> [Stated problem]: Can you output the material exactly as written, minus any pictures it holds?

> [Data excerpt]:
————

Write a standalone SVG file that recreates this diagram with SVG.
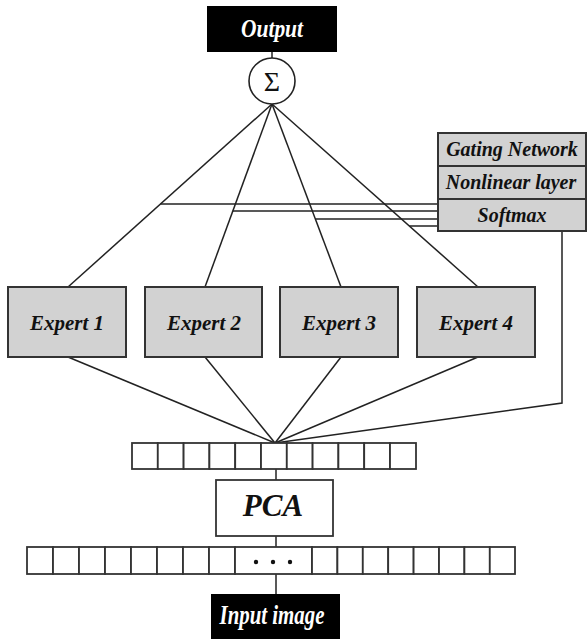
<svg xmlns="http://www.w3.org/2000/svg" width="587" height="639" viewBox="0 0 587 639">
<style>
.ln{stroke:#222;stroke-width:1.5;fill:none}
.box{fill:#d2d2d2;stroke:#333;stroke-width:2}
.wbox{fill:#fff;stroke:#333;stroke-width:1.8}
.cell{fill:#fff;stroke:#333;stroke-width:1.8}
.lbl{font-family:"Liberation Serif",serif;font-weight:bold;font-style:italic;fill:#111;text-anchor:middle}
.wl{font-family:"Liberation Serif",serif;font-weight:bold;font-style:italic;fill:#fff;text-anchor:middle}
</style>
<rect width="587" height="639" fill="#fff"/>
<g id="connectors">
<line class="ln" x1="272" y1="52" x2="272" y2="58"/>
<line class="ln" x1="272" y1="104" x2="68" y2="287"/>
<line class="ln" x1="272" y1="104" x2="205" y2="287"/>
<line class="ln" x1="272" y1="104" x2="341" y2="287"/>
<line class="ln" x1="272" y1="104" x2="478" y2="287"/>
<line class="ln" x1="160.5" y1="204" x2="438" y2="204"/>
<line class="ln" x1="232.8" y1="211" x2="438" y2="211"/>
<line class="ln" x1="315.4" y1="219" x2="438" y2="219"/>
<line class="ln" x1="409.3" y1="226" x2="438" y2="226"/>
<line class="ln" x1="68" y1="357" x2="275" y2="443"/>
<line class="ln" x1="205" y1="357" x2="275" y2="443"/>
<line class="ln" x1="341" y1="357" x2="275" y2="443"/>
<line class="ln" x1="478" y1="357" x2="275" y2="443"/>
<polyline class="ln" points="562,231 562,403 275,443"/>
<line class="ln" x1="276" y1="469" x2="276" y2="480"/>
<line class="ln" x1="276" y1="536" x2="276" y2="547"/>
<line class="ln" x1="276" y1="574" x2="276" y2="594"/>
</g>
<g id="output">
<rect x="207" y="6" width="130" height="46" fill="#000"/>
<text class="wl" x="272" y="37" font-size="25" textLength="62" lengthAdjust="spacingAndGlyphs">Output</text>
</g>
<g id="sum">
<circle cx="272" cy="81" r="23" fill="#fff" stroke="#222" stroke-width="1.6"/>
<text x="272" y="91" font-family="Liberation Serif,serif" font-size="28" text-anchor="middle" fill="#111">Σ</text>
</g>
<g id="gating">
<rect class="box" x="438" y="133" width="148" height="98"/>
<line x1="438" y1="166" x2="586" y2="166" stroke="#333" stroke-width="2"/>
<line x1="438" y1="199" x2="586" y2="199" stroke="#333" stroke-width="2"/>
<text class="lbl" x="512" y="156" font-size="20">Gating Network</text>
<text class="lbl" x="511" y="189" font-size="20">Nonlinear layer</text>
<text class="lbl" x="512" y="222" font-size="20">Softmax</text>
</g>
<g id="expert1">
<rect class="box" x="8" y="287" width="118" height="70"/>
<text class="lbl" x="67" y="330" font-size="21">Expert 1</text>
</g>
<g id="expert2">
<rect class="box" x="145" y="287" width="117" height="70"/>
<text class="lbl" x="204" y="330" font-size="21">Expert 2</text>
</g>
<g id="expert3">
<rect class="box" x="280" y="287" width="118" height="70"/>
<text class="lbl" x="339" y="330" font-size="21">Expert 3</text>
</g>
<g id="expert4">
<rect class="box" x="417" y="287" width="118" height="70"/>
<text class="lbl" x="476" y="330" font-size="21">Expert 4</text>
</g>
<g id="feature-vector">
<rect class="cell" x="132" y="443" width="25.8" height="26"/>
<rect class="cell" x="157.8" y="443" width="25.8" height="26"/>
<rect class="cell" x="183.6" y="443" width="25.8" height="26"/>
<rect class="cell" x="209.4" y="443" width="25.8" height="26"/>
<rect class="cell" x="235.2" y="443" width="25.8" height="26"/>
<rect class="cell" x="261" y="443" width="25.8" height="26"/>
<rect class="cell" x="286.8" y="443" width="25.8" height="26"/>
<rect class="cell" x="312.6" y="443" width="25.8" height="26"/>
<rect class="cell" x="338.4" y="443" width="25.8" height="26"/>
<rect class="cell" x="364.2" y="443" width="25.8" height="26"/>
<rect class="cell" x="390" y="443" width="26" height="26"/>
</g>
<g id="pca">
<rect class="wbox" x="216" y="480" width="117" height="56"/>
<text class="lbl" x="273" y="516" font-size="31">PCA</text>
</g>
<g id="input-vector">
<rect class="cell" x="27" y="547" width="26" height="27"/>
<rect class="cell" x="53" y="547" width="26" height="27"/>
<rect class="cell" x="79" y="547" width="26" height="27"/>
<rect class="cell" x="105" y="547" width="26" height="27"/>
<rect class="cell" x="131" y="547" width="26" height="27"/>
<rect class="cell" x="157" y="547" width="26" height="27"/>
<rect class="cell" x="183" y="547" width="26" height="27"/>
<rect class="cell" x="209" y="547" width="26" height="27"/>
<rect class="cell" x="235" y="547" width="77" height="27"/>
<rect class="cell" x="312" y="547" width="25.4" height="27"/>
<rect class="cell" x="337.4" y="547" width="25.4" height="27"/>
<rect class="cell" x="362.8" y="547" width="25.4" height="27"/>
<rect class="cell" x="388.2" y="547" width="25.4" height="27"/>
<rect class="cell" x="413.6" y="547" width="25.4" height="27"/>
<rect class="cell" x="439" y="547" width="25.4" height="27"/>
<rect class="cell" x="464.4" y="547" width="25.4" height="27"/>
<rect class="cell" x="489.8" y="547" width="25.2" height="27"/>
<circle cx="256" cy="562" r="2.2" fill="#111"/>
<circle cx="273" cy="562" r="2.2" fill="#111"/>
<circle cx="290" cy="562" r="2.2" fill="#111"/>
</g>
<g id="input">
<rect x="211" y="594" width="129" height="46" fill="#000"/>
<text class="wl" x="272" y="624" font-size="27" textLength="105" lengthAdjust="spacingAndGlyphs">Input image</text>
</g>
</svg>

————

> [Response to this task]:
Write a standalone SVG file that recreates this diagram with SVG.
<svg xmlns="http://www.w3.org/2000/svg" width="587" height="639" viewBox="0 0 587 639">
<style>
.ln{stroke:#222;stroke-width:1.5;fill:none}
.box{fill:#d2d2d2;stroke:#333;stroke-width:2}
.wbox{fill:#fff;stroke:#333;stroke-width:1.8}
.cell{fill:#fff;stroke:#333;stroke-width:1.8}
.lbl{font-family:"Liberation Serif",serif;font-weight:bold;font-style:italic;fill:#111;text-anchor:middle}
.wl{font-family:"Liberation Serif",serif;font-weight:bold;font-style:italic;fill:#fff;text-anchor:middle}
</style>
<rect width="587" height="639" fill="#fff"/>
<g id="connectors">
<line class="ln" x1="272" y1="52" x2="272" y2="58"/>
<line class="ln" x1="272" y1="104" x2="68" y2="287"/>
<line class="ln" x1="272" y1="104" x2="205" y2="287"/>
<line class="ln" x1="272" y1="104" x2="341" y2="287"/>
<line class="ln" x1="272" y1="104" x2="478" y2="287"/>
<line class="ln" x1="160.5" y1="204" x2="438" y2="204"/>
<line class="ln" x1="232.8" y1="211" x2="438" y2="211"/>
<line class="ln" x1="315.4" y1="219" x2="438" y2="219"/>
<line class="ln" x1="409.3" y1="226" x2="438" y2="226"/>
<line class="ln" x1="68" y1="357" x2="275" y2="443"/>
<line class="ln" x1="205" y1="357" x2="275" y2="443"/>
<line class="ln" x1="341" y1="357" x2="275" y2="443"/>
<line class="ln" x1="478" y1="357" x2="275" y2="443"/>
<polyline class="ln" points="562,231 562,403 275,443"/>
<line class="ln" x1="276" y1="469" x2="276" y2="480"/>
<line class="ln" x1="276" y1="536" x2="276" y2="547"/>
<line class="ln" x1="276" y1="574" x2="276" y2="594"/>
</g>
<g id="output">
<rect x="207" y="6" width="130" height="46" fill="#000"/>
<text class="wl" x="272" y="37" font-size="25" textLength="62" lengthAdjust="spacingAndGlyphs">Output</text>
</g>
<g id="sum">
<circle cx="272" cy="81" r="23" fill="#fff" stroke="#222" stroke-width="1.6"/>
<text x="272" y="91" font-family="Liberation Serif,serif" font-size="28" text-anchor="middle" fill="#111">Σ</text>
</g>
<g id="gating">
<rect class="box" x="438" y="133" width="148" height="98"/>
<line x1="438" y1="166" x2="586" y2="166" stroke="#333" stroke-width="2"/>
<line x1="438" y1="199" x2="586" y2="199" stroke="#333" stroke-width="2"/>
<text class="lbl" x="512" y="156" font-size="20">Gating Network</text>
<text class="lbl" x="511" y="189" font-size="20">Nonlinear layer</text>
<text class="lbl" x="512" y="222" font-size="20">Softmax</text>
</g>
<g id="expert1">
<rect class="box" x="8" y="287" width="118" height="70"/>
<text class="lbl" x="67" y="330" font-size="21">Expert 1</text>
</g>
<g id="expert2">
<rect class="box" x="145" y="287" width="117" height="70"/>
<text class="lbl" x="204" y="330" font-size="21">Expert 2</text>
</g>
<g id="expert3">
<rect class="box" x="280" y="287" width="118" height="70"/>
<text class="lbl" x="339" y="330" font-size="21">Expert 3</text>
</g>
<g id="expert4">
<rect class="box" x="417" y="287" width="118" height="70"/>
<text class="lbl" x="476" y="330" font-size="21">Expert 4</text>
</g>
<g id="feature-vector">
<rect class="cell" x="132" y="443" width="25.8" height="26"/>
<rect class="cell" x="157.8" y="443" width="25.8" height="26"/>
<rect class="cell" x="183.6" y="443" width="25.8" height="26"/>
<rect class="cell" x="209.4" y="443" width="25.8" height="26"/>
<rect class="cell" x="235.2" y="443" width="25.8" height="26"/>
<rect class="cell" x="261" y="443" width="25.8" height="26"/>
<rect class="cell" x="286.8" y="443" width="25.8" height="26"/>
<rect class="cell" x="312.6" y="443" width="25.8" height="26"/>
<rect class="cell" x="338.4" y="443" width="25.8" height="26"/>
<rect class="cell" x="364.2" y="443" width="25.8" height="26"/>
<rect class="cell" x="390" y="443" width="26" height="26"/>
</g>
<g id="pca">
<rect class="wbox" x="216" y="480" width="117" height="56"/>
<text class="lbl" x="273" y="516" font-size="31">PCA</text>
</g>
<g id="input-vector">
<rect class="cell" x="27" y="547" width="26" height="27"/>
<rect class="cell" x="53" y="547" width="26" height="27"/>
<rect class="cell" x="79" y="547" width="26" height="27"/>
<rect class="cell" x="105" y="547" width="26" height="27"/>
<rect class="cell" x="131" y="547" width="26" height="27"/>
<rect class="cell" x="157" y="547" width="26" height="27"/>
<rect class="cell" x="183" y="547" width="26" height="27"/>
<rect class="cell" x="209" y="547" width="26" height="27"/>
<rect class="cell" x="235" y="547" width="77" height="27"/>
<rect class="cell" x="312" y="547" width="25.4" height="27"/>
<rect class="cell" x="337.4" y="547" width="25.4" height="27"/>
<rect class="cell" x="362.8" y="547" width="25.4" height="27"/>
<rect class="cell" x="388.2" y="547" width="25.4" height="27"/>
<rect class="cell" x="413.6" y="547" width="25.4" height="27"/>
<rect class="cell" x="439" y="547" width="25.4" height="27"/>
<rect class="cell" x="464.4" y="547" width="25.4" height="27"/>
<rect class="cell" x="489.8" y="547" width="25.2" height="27"/>
<circle cx="256" cy="562" r="2.2" fill="#111"/>
<circle cx="273" cy="562" r="2.2" fill="#111"/>
<circle cx="290" cy="562" r="2.2" fill="#111"/>
</g>
<g id="input">
<rect x="211" y="594" width="129" height="46" fill="#000"/>
<text class="wl" x="272" y="624" font-size="27" textLength="105" lengthAdjust="spacingAndGlyphs">Input image</text>
</g>
</svg>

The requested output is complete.